Extract the whole listing as it stands. Do not include the pictures.

-- start --

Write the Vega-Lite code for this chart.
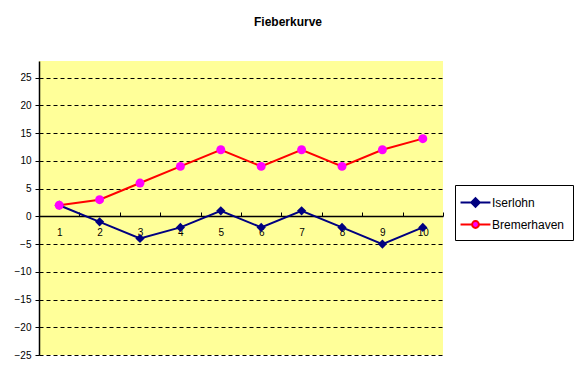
{
  "$schema": "https://vega.github.io/schema/vega-lite/v6.json",
  "width": 404,
  "height": 294,
  "autosize": {"type": "none"},
  "padding": {"left": 39, "top": 61, "right": 139, "bottom": 26},
  "background": "white",
  "title": {"text": "Fieberkurve", "font": "Liberation Sans", "fontSize": 12, "fontWeight": "bold", "anchor": "middle", "frame": "group", "dx": 47, "offset": 32, "color": "black"},
  "config": {
    "view": {"fill": "#FFFF99", "stroke": null},
    "axis": {"labelFont": "Liberation Sans", "labelFontSize": 10, "labelColor": "black", "domainColor": "black", "tickColor": "black", "title": null}
  },
  "data": {"values": [
    {"x": 1, "series": "Iserlohn", "value": 2},
    {"x": 2, "series": "Iserlohn", "value": -1},
    {"x": 3, "series": "Iserlohn", "value": -4},
    {"x": 4, "series": "Iserlohn", "value": -2},
    {"x": 5, "series": "Iserlohn", "value": 1},
    {"x": 6, "series": "Iserlohn", "value": -2},
    {"x": 7, "series": "Iserlohn", "value": 1},
    {"x": 8, "series": "Iserlohn", "value": -2},
    {"x": 9, "series": "Iserlohn", "value": -5},
    {"x": 10, "series": "Iserlohn", "value": -2},
    {"x": 1, "series": "Bremerhaven", "value": 2},
    {"x": 2, "series": "Bremerhaven", "value": 3},
    {"x": 3, "series": "Bremerhaven", "value": 6},
    {"x": 4, "series": "Bremerhaven", "value": 9},
    {"x": 5, "series": "Bremerhaven", "value": 12},
    {"x": 6, "series": "Bremerhaven", "value": 9},
    {"x": 7, "series": "Bremerhaven", "value": 12},
    {"x": 8, "series": "Bremerhaven", "value": 9},
    {"x": 9, "series": "Bremerhaven", "value": 12},
    {"x": 10, "series": "Bremerhaven", "value": 14}
  ]},
  "encoding": {
    "x": {"field": "x", "type": "ordinal", "scale": {"type": "band", "paddingInner": 0, "paddingOuter": 0},
      "axis": {"labelAngle": 0, "offset": -139, "tickBand": "extent", "tickSize": -4, "labelPadding": 15, "grid": false, "domainWidth": 1.5}},
    "y": {"field": "value", "type": "quantitative", "scale": {"domain": [-25, 28], "nice": false, "zero": false},
      "axis": {"values": [-25, -20, -15, -10, -5, 0, 5, 10, 15, 20, 25], "grid": true, "gridColor": "black", "gridDash": [4, 3], "gridOpacity": 1, "tickSize": 4, "labelPadding": 4, "domainWidth": 1.5}}
  },
  "layer": [
    {
      "mark": {"type": "line", "strokeWidth": 2},
      "encoding": {
        "stroke": {"field": "series", "type": "nominal",
          "scale": {"domain": ["Iserlohn", "Bremerhaven"], "range": ["#000080", "#FF0000"]},
          "legend": {"title": null, "orient": "none", "legendX": 416, "legendY": 124,
            "strokeColor": "black", "fillColor": "white", "padding": 8,
            "labelFont": "Liberation Sans", "labelFontSize": 12, "labelColor": "black",
            "symbolSize": 289, "rowPadding": 4, "labelOffset": 7, "symbolOffset": 3,
            "encode": {"symbols": {"update": {
              "shape": {"signal": "datum.value === 'Iserlohn' ? 'M-1.76,0H-0.5M0.5,0H1.76M0,-0.5L0.5,0L0,0.5L-0.5,0Z' : 'M-1.76,0H-0.4M0.4,0H1.76M0.4,0A0.4,0.4 0 1,1 -0.4,0A0.4,0.4 0 1,1 0.4,0Z'"},
              "stroke": {"signal": "datum.value === 'Iserlohn' ? '#000080' : '#FF0000'"},
              "fill": {"signal": "datum.value === 'Iserlohn' ? '#000080' : '#FF00FF'"},
              "fillOpacity": {"value": 1},
              "strokeWidth": {"value": 2}
            }}}}
        },
        "order": {"field": "x", "type": "quantitative"}
      }
    },
    {
      "transform": [{"filter": "datum.series === 'Iserlohn'"}],
      "mark": {"type": "point", "filled": true, "opacity": 1, "size": 85, "shape": "diamond", "color": "#000080"}
    },
    {
      "transform": [{"filter": "datum.series === 'Bremerhaven'"}],
      "mark": {"type": "point", "filled": true, "opacity": 1, "size": 80, "shape": "circle", "color": "#FF00FF"}
    }
  ]
}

-- end --

● **Response to the task**:
Write the Vega-Lite code for this chart.
{
  "$schema": "https://vega.github.io/schema/vega-lite/v6.json",
  "width": 404,
  "height": 294,
  "autosize": {"type": "none"},
  "padding": {"left": 39, "top": 61, "right": 139, "bottom": 26},
  "background": "white",
  "title": {"text": "Fieberkurve", "font": "Liberation Sans", "fontSize": 12, "fontWeight": "bold", "anchor": "middle", "frame": "group", "dx": 47, "offset": 32, "color": "black"},
  "config": {
    "view": {"fill": "#FFFF99", "stroke": null},
    "axis": {"labelFont": "Liberation Sans", "labelFontSize": 10, "labelColor": "black", "domainColor": "black", "tickColor": "black", "title": null}
  },
  "data": {"values": [
    {"x": 1, "series": "Iserlohn", "value": 2},
    {"x": 2, "series": "Iserlohn", "value": -1},
    {"x": 3, "series": "Iserlohn", "value": -4},
    {"x": 4, "series": "Iserlohn", "value": -2},
    {"x": 5, "series": "Iserlohn", "value": 1},
    {"x": 6, "series": "Iserlohn", "value": -2},
    {"x": 7, "series": "Iserlohn", "value": 1},
    {"x": 8, "series": "Iserlohn", "value": -2},
    {"x": 9, "series": "Iserlohn", "value": -5},
    {"x": 10, "series": "Iserlohn", "value": -2},
    {"x": 1, "series": "Bremerhaven", "value": 2},
    {"x": 2, "series": "Bremerhaven", "value": 3},
    {"x": 3, "series": "Bremerhaven", "value": 6},
    {"x": 4, "series": "Bremerhaven", "value": 9},
    {"x": 5, "series": "Bremerhaven", "value": 12},
    {"x": 6, "series": "Bremerhaven", "value": 9},
    {"x": 7, "series": "Bremerhaven", "value": 12},
    {"x": 8, "series": "Bremerhaven", "value": 9},
    {"x": 9, "series": "Bremerhaven", "value": 12},
    {"x": 10, "series": "Bremerhaven", "value": 14}
  ]},
  "encoding": {
    "x": {"field": "x", "type": "ordinal", "scale": {"type": "band", "paddingInner": 0, "paddingOuter": 0},
      "axis": {"labelAngle": 0, "offset": -139, "tickBand": "extent", "tickSize": -4, "labelPadding": 15, "grid": false, "domainWidth": 1.5}},
    "y": {"field": "value", "type": "quantitative", "scale": {"domain": [-25, 28], "nice": false, "zero": false},
      "axis": {"values": [-25, -20, -15, -10, -5, 0, 5, 10, 15, 20, 25], "grid": true, "gridColor": "black", "gridDash": [4, 3], "gridOpacity": 1, "tickSize": 4, "labelPadding": 4, "domainWidth": 1.5}}
  },
  "layer": [
    {
      "mark": {"type": "line", "strokeWidth": 2},
      "encoding": {
        "stroke": {"field": "series", "type": "nominal",
          "scale": {"domain": ["Iserlohn", "Bremerhaven"], "range": ["#000080", "#FF0000"]},
          "legend": {"title": null, "orient": "none", "legendX": 416, "legendY": 124,
            "strokeColor": "black", "fillColor": "white", "padding": 8,
            "labelFont": "Liberation Sans", "labelFontSize": 12, "labelColor": "black",
            "symbolSize": 289, "rowPadding": 4, "labelOffset": 7, "symbolOffset": 3,
            "encode": {"symbols": {"update": {
              "shape": {"signal": "datum.value === 'Iserlohn' ? 'M-1.76,0H-0.5M0.5,0H1.76M0,-0.5L0.5,0L0,0.5L-0.5,0Z' : 'M-1.76,0H-0.4M0.4,0H1.76M0.4,0A0.4,0.4 0 1,1 -0.4,0A0.4,0.4 0 1,1 0.4,0Z'"},
              "stroke": {"signal": "datum.value === 'Iserlohn' ? '#000080' : '#FF0000'"},
              "fill": {"signal": "datum.value === 'Iserlohn' ? '#000080' : '#FF00FF'"},
              "fillOpacity": {"value": 1},
              "strokeWidth": {"value": 2}
            }}}}
        },
        "order": {"field": "x", "type": "quantitative"}
      }
    },
    {
      "transform": [{"filter": "datum.series === 'Iserlohn'"}],
      "mark": {"type": "point", "filled": true, "opacity": 1, "size": 85, "shape": "diamond", "color": "#000080"}
    },
    {
      "transform": [{"filter": "datum.series === 'Bremerhaven'"}],
      "mark": {"type": "point", "filled": true, "opacity": 1, "size": 80, "shape": "circle", "color": "#FF00FF"}
    }
  ]
}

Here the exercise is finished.